* BEGIN Source material *
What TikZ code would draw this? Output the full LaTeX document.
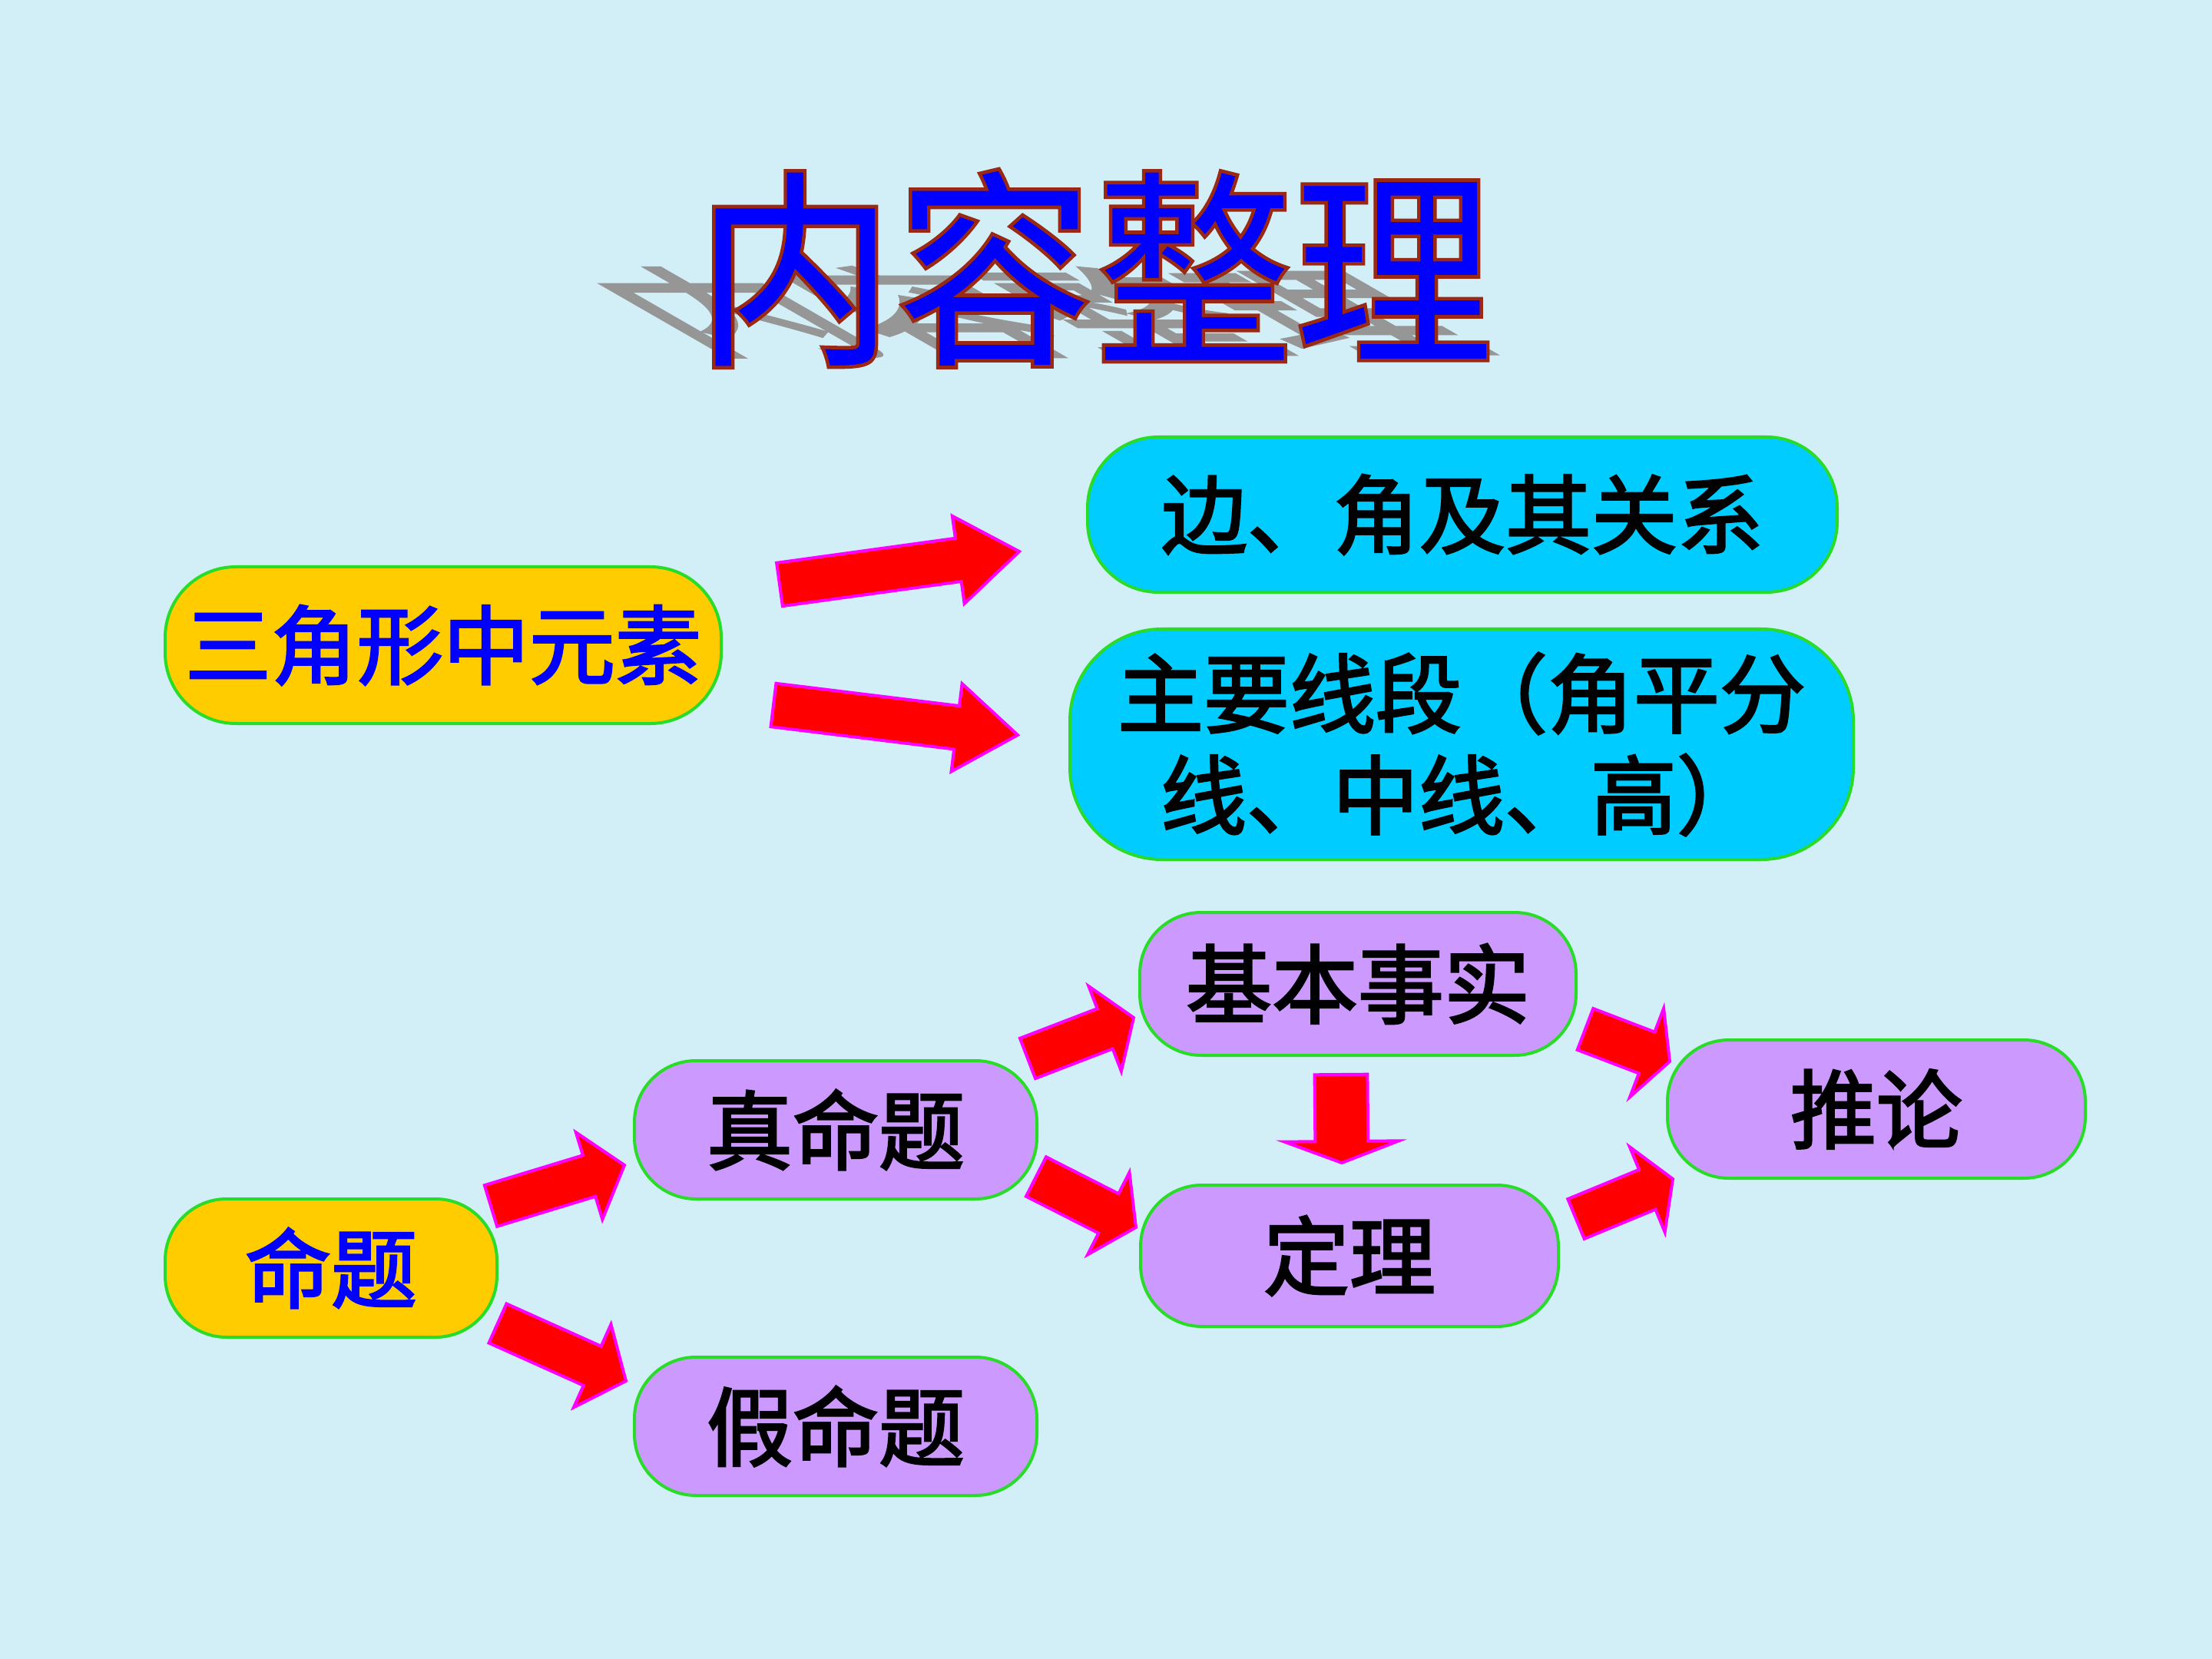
\documentclass[tikz,border=0pt]{standalone}
\usepackage{fontspec}
\usetikzlibrary{calc}
\newfontfamily\cjk{Noto Sans CJK SC}[UprightFont=* Medium]
\newfontfamily\cjkmid{Noto Sans CJK SC}[FakeBold=2.5]
\definecolor{bgblue}{RGB}{210,238,246}
\definecolor{boxline}{RGB}{40,220,40}
\definecolor{boxyellow}{RGB}{255,204,0}
\definecolor{boxcyan}{RGB}{0,204,255}
\definecolor{boxpurple}{RGB}{204,153,255}
\definecolor{textblue}{RGB}{0,0,255}
\definecolor{shadowgray}{RGB}{150,150,150}
\definecolor{arrowred}{RGB}{255,0,0}
\definecolor{arrowrim}{RGB}{255,0,255}
% outlined text: fill plus dark red stroke
\newcommand\rimtext[1]{\special{pdf:literal direct 2 Tr 0.6 0.16 0.08 RG 1.1 w}#1\special{pdf:literal direct 0 Tr}}

\tikzset{
  pill/.style={draw=boxline, line width=1pt, inner sep=0pt, align=center,
    rounded corners=20pt, font=\cjkmid\fontsize{28}{33}\selectfont},
  yellowpill/.style={pill, fill=boxyellow, text=textblue},
  cyanpill/.style={pill, fill=boxcyan, text=black},
  purplepill/.style={pill, fill=boxpurple, text=black},
  fatarrow/.style={fill=arrowred, draw=arrowrim, line width=1pt, line join=miter}
}

% tail, tip, half shaft, half head, head length
\newcommand\fatarrow[5]{%
  \coordinate (fa-base) at ($(#2)!#5!(#1)$);
  \draw[fatarrow] ($(#1)!#3!90:(#2)$) -- ($(fa-base)!#3!90:(#2)$)
    -- ($(fa-base)!#4!90:(#2)$) -- (#2)
    -- ($(fa-base)!#4!-90:(#2)$) -- ($(fa-base)!#3!-90:(#2)$)
    -- ($(#1)!#3!-90:(#2)$) -- cycle;
}

\begin{document}
\begin{tikzpicture}[x=0.25pt, y=-0.25pt]
  \useasboundingbox (0,0) rectangle (2880,2160);
  \fill[bgblue] (0,0) rectangle (2880,2160);

  % title with its shadow
  \begin{scope}[shift={(1425,455)}, cm={1,0,-0.8,0.46,(0,0)}]
    \node[transform shape, anchor=base, text=shadowgray,
      font=\cjkmid\fontsize{65}{70}\selectfont] (shade) {\scalebox{1}[1.06]{内容整理}};
  \end{scope}
  \node[anchor=base, text=textblue, font=\cjk\fontsize{65}{70}\selectfont]
    (title) at (1425,455) {\scalebox{1}[1.06]{\rimtext{内容整理}}};

  % triangle part
  \node[yellowpill, minimum width=181pt, minimum height=51pt, rounded corners=23pt]
    (tri) at (577,840) {三角形中元素};
  \node[cyanpill, minimum width=244pt, minimum height=50.5pt, rounded corners=23pt]
    (bian) at (1904,670) {边、角及其关系};
  \node[cyanpill, minimum width=255pt, minimum height=75pt, rounded corners=30pt]
    (xian) at (1903,969) {主要线段（角平分\\线、中线、高）};

  % proposition part
  \node[yellowpill, minimum width=108pt, minimum height=45pt] (mt) at (431,1651) {命题};
  \node[purplepill, minimum width=131pt, minimum height=45pt] (zhen) at (1088,1471) {真命题};
  \node[purplepill, minimum width=131pt, minimum height=45pt] (jia) at (1088,1857) {假命题};
  \node[purplepill, minimum width=142pt, minimum height=46.5pt] (jb) at (1768,1281) {基本事实};
  \node[purplepill, minimum width=136pt, minimum height=46pt] (dl) at (1757,1635) {定理};
  \node[purplepill, minimum width=136pt, minimum height=45pt] (tl) at (2443,1444) {推论};

  % arrow ends
  \coordinate (a1s) at (1015,761);  \coordinate (a1e) at (1327,718);
  \coordinate (a2s) at (1007,918);  \coordinate (a2e) at (1325,957);
  \coordinate (b1s) at (639,1570);  \coordinate (b1e) at (813,1517);
  \coordinate (b2s) at (648,1723);  \coordinate (b2e) at (815,1798);
  \coordinate (c1s) at (1338,1378); \coordinate (c1e) at (1476,1325);
  \coordinate (c2s) at (1349,1532); \coordinate (c2e) at (1479,1598);
  \coordinate (ds) at (1746,1399);  \coordinate (de) at (1747,1514);
  \coordinate (e1s) at (2064,1340); \coordinate (e1e) at (2174,1382);
  \coordinate (e2s) at (2052,1587); \coordinate (e2e) at (2178,1535);

  \fatarrow{a1s}{a1e}{7.1pt}{14.4pt}{20pt}
  \fatarrow{a2s}{a2e}{7.1pt}{14.4pt}{20pt}
  \fatarrow{b1s}{b1e}{7pt}{14.8pt}{12pt}
  \fatarrow{b2s}{b2e}{7pt}{14.8pt}{12pt}
  \fatarrow{c1s}{c1e}{7pt}{14.8pt}{10pt}
  \fatarrow{c2s}{c2e}{7.2pt}{15pt}{10pt}
  \fatarrow{ds}{de}{8.6pt}{18.6pt}{7pt}
  \fatarrow{e1s}{e1e}{7.2pt}{15.4pt}{8pt}
  \fatarrow{e2s}{e2e}{7pt}{15pt}{9pt}
\end{tikzpicture}
\end{document}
* END Source material *
- **What needs to be done**
Pictures are excluded; output everything else in the data verbatim.

- **Response for this exercise**
What TikZ code would draw this? Output the full LaTeX document.
\documentclass[tikz,border=0pt]{standalone}
\usepackage{fontspec}
\usetikzlibrary{calc}
\newfontfamily\cjk{Noto Sans CJK SC}[UprightFont=* Medium]
\newfontfamily\cjkmid{Noto Sans CJK SC}[FakeBold=2.5]
\definecolor{bgblue}{RGB}{210,238,246}
\definecolor{boxline}{RGB}{40,220,40}
\definecolor{boxyellow}{RGB}{255,204,0}
\definecolor{boxcyan}{RGB}{0,204,255}
\definecolor{boxpurple}{RGB}{204,153,255}
\definecolor{textblue}{RGB}{0,0,255}
\definecolor{shadowgray}{RGB}{150,150,150}
\definecolor{arrowred}{RGB}{255,0,0}
\definecolor{arrowrim}{RGB}{255,0,255}
% outlined text: fill plus dark red stroke
\newcommand\rimtext[1]{\special{pdf:literal direct 2 Tr 0.6 0.16 0.08 RG 1.1 w}#1\special{pdf:literal direct 0 Tr}}

\tikzset{
  pill/.style={draw=boxline, line width=1pt, inner sep=0pt, align=center,
    rounded corners=20pt, font=\cjkmid\fontsize{28}{33}\selectfont},
  yellowpill/.style={pill, fill=boxyellow, text=textblue},
  cyanpill/.style={pill, fill=boxcyan, text=black},
  purplepill/.style={pill, fill=boxpurple, text=black},
  fatarrow/.style={fill=arrowred, draw=arrowrim, line width=1pt, line join=miter}
}

% tail, tip, half shaft, half head, head length
\newcommand\fatarrow[5]{%
  \coordinate (fa-base) at ($(#2)!#5!(#1)$);
  \draw[fatarrow] ($(#1)!#3!90:(#2)$) -- ($(fa-base)!#3!90:(#2)$)
    -- ($(fa-base)!#4!90:(#2)$) -- (#2)
    -- ($(fa-base)!#4!-90:(#2)$) -- ($(fa-base)!#3!-90:(#2)$)
    -- ($(#1)!#3!-90:(#2)$) -- cycle;
}

\begin{document}
\begin{tikzpicture}[x=0.25pt, y=-0.25pt]
  \useasboundingbox (0,0) rectangle (2880,2160);
  \fill[bgblue] (0,0) rectangle (2880,2160);

  % title with its shadow
  \begin{scope}[shift={(1425,455)}, cm={1,0,-0.8,0.46,(0,0)}]
    \node[transform shape, anchor=base, text=shadowgray,
      font=\cjkmid\fontsize{65}{70}\selectfont] (shade) {\scalebox{1}[1.06]{内容整理}};
  \end{scope}
  \node[anchor=base, text=textblue, font=\cjk\fontsize{65}{70}\selectfont]
    (title) at (1425,455) {\scalebox{1}[1.06]{\rimtext{内容整理}}};

  % triangle part
  \node[yellowpill, minimum width=181pt, minimum height=51pt, rounded corners=23pt]
    (tri) at (577,840) {三角形中元素};
  \node[cyanpill, minimum width=244pt, minimum height=50.5pt, rounded corners=23pt]
    (bian) at (1904,670) {边、角及其关系};
  \node[cyanpill, minimum width=255pt, minimum height=75pt, rounded corners=30pt]
    (xian) at (1903,969) {主要线段（角平分\\线、中线、高）};

  % proposition part
  \node[yellowpill, minimum width=108pt, minimum height=45pt] (mt) at (431,1651) {命题};
  \node[purplepill, minimum width=131pt, minimum height=45pt] (zhen) at (1088,1471) {真命题};
  \node[purplepill, minimum width=131pt, minimum height=45pt] (jia) at (1088,1857) {假命题};
  \node[purplepill, minimum width=142pt, minimum height=46.5pt] (jb) at (1768,1281) {基本事实};
  \node[purplepill, minimum width=136pt, minimum height=46pt] (dl) at (1757,1635) {定理};
  \node[purplepill, minimum width=136pt, minimum height=45pt] (tl) at (2443,1444) {推论};

  % arrow ends
  \coordinate (a1s) at (1015,761);  \coordinate (a1e) at (1327,718);
  \coordinate (a2s) at (1007,918);  \coordinate (a2e) at (1325,957);
  \coordinate (b1s) at (639,1570);  \coordinate (b1e) at (813,1517);
  \coordinate (b2s) at (648,1723);  \coordinate (b2e) at (815,1798);
  \coordinate (c1s) at (1338,1378); \coordinate (c1e) at (1476,1325);
  \coordinate (c2s) at (1349,1532); \coordinate (c2e) at (1479,1598);
  \coordinate (ds) at (1746,1399);  \coordinate (de) at (1747,1514);
  \coordinate (e1s) at (2064,1340); \coordinate (e1e) at (2174,1382);
  \coordinate (e2s) at (2052,1587); \coordinate (e2e) at (2178,1535);

  \fatarrow{a1s}{a1e}{7.1pt}{14.4pt}{20pt}
  \fatarrow{a2s}{a2e}{7.1pt}{14.4pt}{20pt}
  \fatarrow{b1s}{b1e}{7pt}{14.8pt}{12pt}
  \fatarrow{b2s}{b2e}{7pt}{14.8pt}{12pt}
  \fatarrow{c1s}{c1e}{7pt}{14.8pt}{10pt}
  \fatarrow{c2s}{c2e}{7.2pt}{15pt}{10pt}
  \fatarrow{ds}{de}{8.6pt}{18.6pt}{7pt}
  \fatarrow{e1s}{e1e}{7.2pt}{15.4pt}{8pt}
  \fatarrow{e2s}{e2e}{7pt}{15pt}{9pt}
\end{tikzpicture}
\end{document}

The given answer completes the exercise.